By Jesse Jackson,
This past weekend, political leaders from across the country gathered in Selma, Alabama, to commemorate “Bloody Sunday,” the 1965 march across the Edmund Pettus Bridge where peaceful demonstrators, attempting to cross the bridge, were violently driven back by Alabama State Troopers, Dallas County Sheriff’s deputies and a horse-mounted posse wielding billy clubs and water hoses to savage the crowd.
The horrors played on TV sets across the country generated a national outrage that provided the final impetus for passage of the 1965 Voting Rights Act. In many ways, Selma is the birthplace of modern democracy in America, helping to secure the right to vote for African Americans and the young, and for providing the foundation for future battles for equality, including the equal rights of women.
When former Alabama Gov. George Wallace was ill late in his life, I joined him for prayer. I asked him why he unleashed the troopers on the demonstrators in 1965. He said, “I did them a favor.”

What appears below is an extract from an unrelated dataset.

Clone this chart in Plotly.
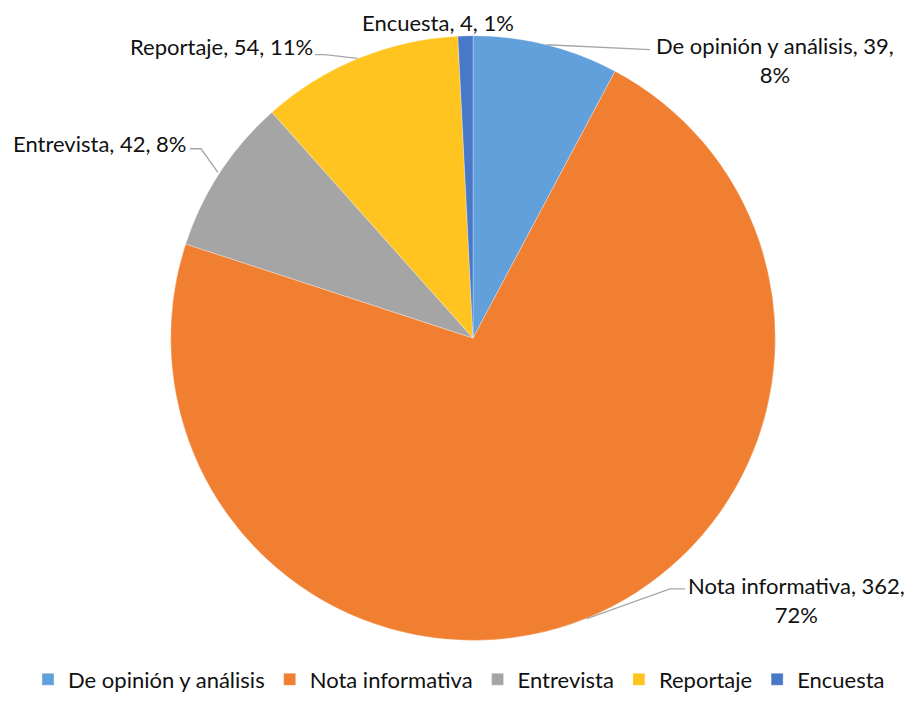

Wallace argued that the mob would have been much worse on the peaceful marchers. He never even considered that he might have used the troopers to protect them from the mob. That was a mentality that, as Dr. Martin Luther King taught, could only be challenged by nonviolent protest that demonstrated our humanity while demanding our rights.
In the commemorative ceremonies this year, presidential candidates Sens. Bernie Sanders and Cory Booker, as well as Sen. Sherrod Brown and former Secretary of State Hillary Clinton were joined by many legislators and political leaders. They sensibly called on participants to rise up again to challenge the revival of systematic efforts to suppress the vote and to push back against the outrageous Supreme Court decision in Shelby v. Holder.

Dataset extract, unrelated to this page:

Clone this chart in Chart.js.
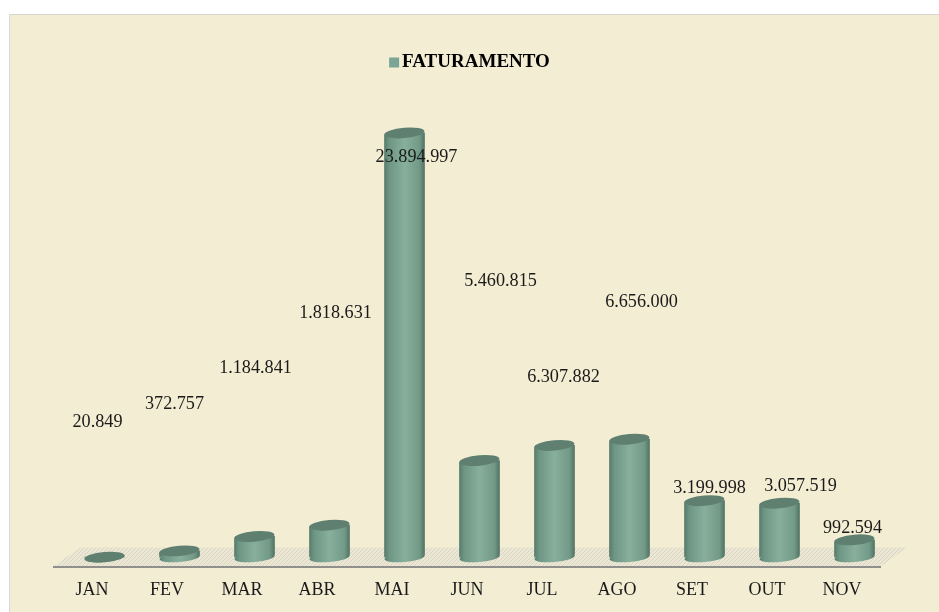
<!DOCTYPE html>
<html>
<head>
<meta charset="utf-8">
<title>Faturamento</title>
<script src="https://cdn.jsdelivr.net/npm/chart.js@4"></script>
<style>
  html, body { margin: 0; padding: 0; background: #fff; overflow: hidden; }
  #panel { position: absolute; left: 9px; top: 14px; right: 0; bottom: 0; background: #f3edd3; border-left: 1px solid #d9d9d9; border-top: 1px solid #d9d4cf; }
  #wrap { position: absolute; left: 0; top: 0; width: 939px; height: 612px; }
</style>
</head>
<body>
<div id="panel"></div>
<div id="wrap"><canvas id="chartscreen"></canvas></div>
<script>
const months = ["JAN", "FEV", "MAR", "ABR", "MAI", "JUN", "JUL", "AGO", "SET", "OUT", "NOV"];
const faturamento = [20849, 372757, 1184841, 1818631, 23894997, 5460815, 6307882, 6656000, 3199998, 3057519, 992594];
const seriesName = "FATURAMENTO";

// the value labels sit away from the bars in the original, offset from each bar top
const labelDx = [-7, -5, 1, 6, 12, 21, 9, 12, 5, 21, -2];
const labelDy = [-135, -147, -168, -212, 24, -179, -68, -137, -12, -17, -12];

const serif = "'Liberation Serif', 'Times New Roman', serif";
const solidGreen = "#7ba596";
const topGreen = "#5f8070";

function barGradient(context) {
    if (context.type !== "data") {
        return solidGreen;
    }
    const cx = context.chart.scales.x.getPixelForValue(context.dataIndex);
    // scale is not ready on the first pass
    if (!Number.isFinite(cx)) {
        return solidGreen;
    }
    const g = context.chart.ctx.createLinearGradient(cx - 20, 0, cx + 20, 0);
    g.addColorStop(0, "#587c6c");
    g.addColorStop(0.12, "#6f9685");
    g.addColorStop(0.5, "#87af9c");
    g.addColorStop(0.87, "#739a88");
    g.addColorStop(1, "#527464");
    return g;
}

function hatchPattern(ctx) {
    const p = document.createElement("canvas");
    p.width = 4;
    p.height = 4;
    const c = p.getContext("2d");
    c.fillStyle = "#ece7d2";
    c.fillRect(0, 0, 4, 4);
    c.fillStyle = "#d8d5c6";
    for (let i = 0; i < 4; i++) {
        c.fillRect(i, 3 - i, 1, 1);
    }
    return ctx.createPattern(p, "repeat");
}

// floor under the bars and the axis line in front of it
const floorPlugin = {
    id: "floor",
    beforeDatasetsDraw(chart) {
        const ctx = chart.ctx;
        const a = chart.chartArea;
        ctx.save();
        ctx.fillStyle = hatchPattern(ctx);
        ctx.beginPath();
        ctx.moveTo(a.left - 14, a.bottom + 9);
        ctx.lineTo(a.left + 13, a.bottom - 10);
        ctx.lineTo(a.right + 15, a.bottom - 10);
        ctx.lineTo(a.right - 11, a.bottom + 9);
        ctx.closePath();
        ctx.fill();
        ctx.strokeStyle = "#8f8f8b";
        ctx.lineWidth = 2;
        ctx.beginPath();
        ctx.moveTo(a.left - 14, a.bottom + 9.5);
        ctx.lineTo(a.right - 11, a.bottom + 9.5);
        ctx.stroke();
        ctx.restore();
    }
};

// turns the flat bars into cylinders and writes the value labels
const cylinderPlugin = {
    id: "cylinder",
    afterDatasetsDraw(chart) {
        const ctx = chart.ctx;
        const meta = chart.getDatasetMeta(0);
        const tilt = -0.09;
        ctx.save();
        meta.data.forEach(function (bar, i) {
            const rx = bar.width / 2;
            ctx.fillStyle = bar.options.backgroundColor;
            ctx.beginPath();
            ctx.ellipse(bar.x, bar.base, rx, 4.5, tilt, 0, Math.PI * 2);
            ctx.fill();
            ctx.fillStyle = topGreen;
            ctx.beginPath();
            ctx.ellipse(bar.x, bar.y, rx, 5.2, tilt, 0, Math.PI * 2);
            ctx.fill();
        });
        ctx.fillStyle = "#1a1a1a";
        ctx.font = "18.2px " + serif;
        ctx.textAlign = "center";
        ctx.textBaseline = "middle";
        meta.data.forEach(function (bar, i) {
            const text = faturamento[i].toLocaleString("de-DE");
            ctx.fillText(text, bar.x + labelDx[i], bar.y + labelDy[i]);
        });
        ctx.restore();
    },
    // the legend's own box leaves too wide a gap before the text, so it is hidden and painted here
    afterDraw(chart) {
        const hit = chart.legend.legendHitBoxes[0];
        const ctx = chart.ctx;
        ctx.save();
        ctx.fillStyle = solidGreen;
        ctx.fillRect(hit.left, hit.top + hit.height / 2 - 5, 10, 10);
        ctx.restore();
    }
};

new Chart(document.getElementById("chartscreen"), {
    type: "bar",
    data: {
        labels: months,
        datasets: [{
            label: seriesName,
            data: faturamento,
            backgroundColor: barGradient,
            borderWidth: 0,
            barThickness: 40,
            borderSkipped: false,
            borderRadius: { topLeft: 3, topRight: 0, bottomLeft: 0, bottomRight: 4 }
        }]
    },
    options: {
        responsive: true,
        maintainAspectRatio: false,
        animation: false,
        layout: { padding: { left: 47, right: 47, top: 0, bottom: 0 } },
        plugins: {
            tooltip: { enabled: false },
            legend: {
                position: "top",
                onClick: null,
                labels: {
                    boxWidth: 3.5,
                    boxHeight: 10,
                    padding: 53,
                    color: "#1a1a1a",
                    font: { family: serif, size: 19, weight: "bold" },
                    generateLabels(chart) {
                        return [{
                            text: seriesName,
                            fillStyle: "transparent",
                            strokeStyle: "transparent",
                            lineWidth: 0,
                            datasetIndex: 0
                        }];
                    }
                }
            }
        },
        scales: {
            x: {
                grid: { display: false },
                border: { display: false },
                ticks: {
                    labelOffset: -12.5,
                    maxRotation: 0,
                    autoSkip: false,
                    padding: 14,
                    color: "#1a1a1a",
                    font: { family: serif, size: 18 }
                },
                afterFit(scale) { scale.height = 54.5; }
            },
            y: {
                min: 0,
                max: 26760000,
                grid: { display: false },
                border: { display: false },
                ticks: { display: false },
                afterFit(scale) { scale.width = 20; }
            }
        }
    },
    plugins: [floorPlugin, cylinderPlugin]
});
</script>
</body>
</html>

This decision gutted enforcement provisions of the Voting Rights Act, and opened the floodgates to a wave of discriminatory state laws meant to keep people of color from exercising their right to vote. There are laws that now require new forms of ID, voting districts have been gerrymandered and voter rolls purged. Laws now limit early voting and polling places have been closed or move without notice, and much, much more.

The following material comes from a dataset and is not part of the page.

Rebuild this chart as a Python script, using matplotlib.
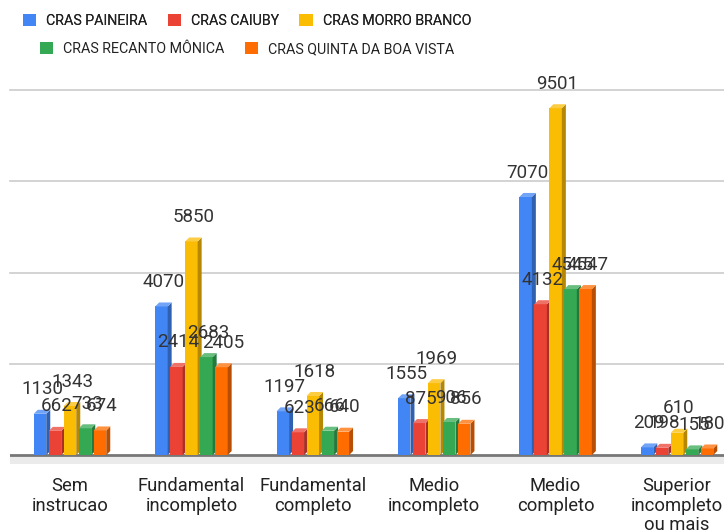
import matplotlib
matplotlib.use("Agg")
import matplotlib.pyplot as plt
from matplotlib.patches import Polygon, Rectangle
import matplotlib.colors as mcolors
import numpy as np

plt.rcParams['font.family'] = ['Roboto', 'DejaVu Sans']

categories = ["Sem\ninstrucao", "Fundamental\nincompleto", "Fundamental\ncompleto",
              "Medio\nincompleto", "Medio\ncompleto", "Superior\nincompleto\nou mais"]
series_names = ["CRAS PAINEIRA", "CRAS CAIUBY", "CRAS MORRO BRANCO",
                "CRAS RECANTO MÔNICA", "CRAS QUINTA DA BOA VISTA"]
paineira = [1130, 4070, 1197, 1555, 7070, 209]
caiuby = [662, 2414, 623, 875, 4132, 198]
morro_branco = [1343, 5850, 1618, 1969, 9501, 610]
recanto_monica = [733, 2683, 666, 906, 4545, 155]
quinta_boa_vista = [674, 2405, 640, 856, 4547, 180]
series_values = [paineira, caiuby, morro_branco, recanto_monica, quinta_boa_vista]
colors = ["#4285F4", "#EA4335", "#FBBC04", "#34A853", "#FF6D01"]

W, H = 724, 530
fig = plt.figure(figsize=(W / 100, H / 100), dpi=100)
ax = fig.add_axes([10 / W, 64 / H, 1 - 10 / W, (466 - 90) / H])

unit_px = 121.4
ax.set_xlim(-60 / unit_px, -60 / unit_px + 714 / unit_px)
ax.set_ylim(-300, 10000)

step = 15 / unit_px
bw = 12.5 / unit_px
ddx = 4 / unit_px
ddy = 4 * 10000 / 365

def shade(c, f):
    r, g, b = mcolors.to_rgb(c)
    return (r * f, g * f, b * f)

def lighten(c, f):
    r, g, b = mcolors.to_rgb(c)
    return (r + (1 - r) * f, g + (1 - g) * f, b + (1 - b) * f)

# grid
for yv in [2500, 5000, 7500, 10000]:
    ax.axhline(yv, color="#cccccc", lw=1.2, zorder=0, clip_on=False)
# floor
ax.axhspan(-250, 0, color="#ebebeb", lw=0, zorder=0)
ax.axhline(0, color="#777777", lw=2, zorder=1)

x = np.arange(len(categories))
for si, vals in enumerate(series_values):
    c = colors[si]
    xs = x + (si - 2) * step
    ax.bar(xs, vals, width=bw, color=c, zorder=3 + si, linewidth=0)
    for xc, v in zip(xs, vals):
        x0, x1 = xc - bw / 2, xc + bw / 2
        side = Polygon([(x1, 0), (x1 + ddx, ddy), (x1 + ddx, v + ddy), (x1, v)],
                       closed=True, facecolor=shade(c, 0.72), lw=0, zorder=3 + si)
        top = Polygon([(x0, v), (x0 + ddx, v + ddy), (x1 + ddx, v + ddy), (x1, v)],
                      closed=True, facecolor=lighten(c, 0.25), lw=0, zorder=3 + si)
        ax.add_patch(side)
        ax.add_patch(top)
        ax.annotate(str(v), xy=(xc + ddx / 2, v), xytext=(0, 14),
                    textcoords="offset points", ha="center", va="baseline",
                    fontsize=13.5, color="#333333", zorder=10, clip_on=False)

ax.set_xticks(x)
ax.set_xticklabels(categories, fontsize=13.2, color="#222222", linespacing=1.1)
ax.tick_params(axis="x", length=0, pad=8)
ax.set_yticks([])
for s in ax.spines.values():
    s.set_visible(False)

# legend
handles = [Rectangle((0, 0), 1, 1, facecolor=c, edgecolor="none") for c in colors]
leg_kw = dict(loc="center", frameon=False, fontsize=10.3, handlelength=0.95,
              handleheight=0.95, handletextpad=0.7, columnspacing=1.4,
              borderpad=0, borderaxespad=0)
leg1 = fig.legend(handles[:3], series_names[:3], ncol=3,
                  bbox_to_anchor=(247 / W, 1 - 21 / H), **leg_kw)
for t in leg1.get_texts():
    t.set_color("#222222")
leg2 = fig.legend(handles[3:], series_names[3:], ncol=2,
                  bbox_to_anchor=(247 / W, 1 - 49 / H), **leg_kw)
for t in leg2.get_texts():
    t.set_color("#222222")
fig.add_artist(leg1)

fig.savefig("out.png", dpi=100)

The brave marchers in 1965 did their part for democracy, now it is up to us to defend it and extend it. At the same time, while Selma is the birthplace of modern democracy, it is in danger of becoming a prop. Selma is the ninth poorest small town in America and 40 percent of its residents live in poverty. It exemplifies the rural and small-town America that has been left out of the recovery. Democrats tend to see rural America as Trump country.
Trump appealed to rural voters by stoking their fears and turning them against each other, but he has come up with no plan to help them. Trump offers only hate, not hope. The new Democratic majority in the House is in many ways the fruit of the sacrifices made at Selma and elsewhere. Democrats should see Selma and rural America as both an obligation and an opportunity. What’s needed is a comprehensive rural reconstruction plan, a modern version of what Franklin D. Roosevelt did when he built the Tennessee Valley Authority and modernized the Department of Agriculture, which literally electrified rural America.
Today, the Department of Agriculture has the authority and the capacity to invest in water and sewage systems, modernize utilities, provide broadband to underserved communities, offer zero interest loans to community centers and subsidize affordable housing. What we need is a plan and a budget to get this done. House Democrats should make this a priority.
Let’s honor those who sacrificed so much by repealing voter suppression laws. But let us also make Selma the birthplace of a new economic justice in rural America. Selma should be more than a symbol of past struggles; it must also become a beacon for a new hope.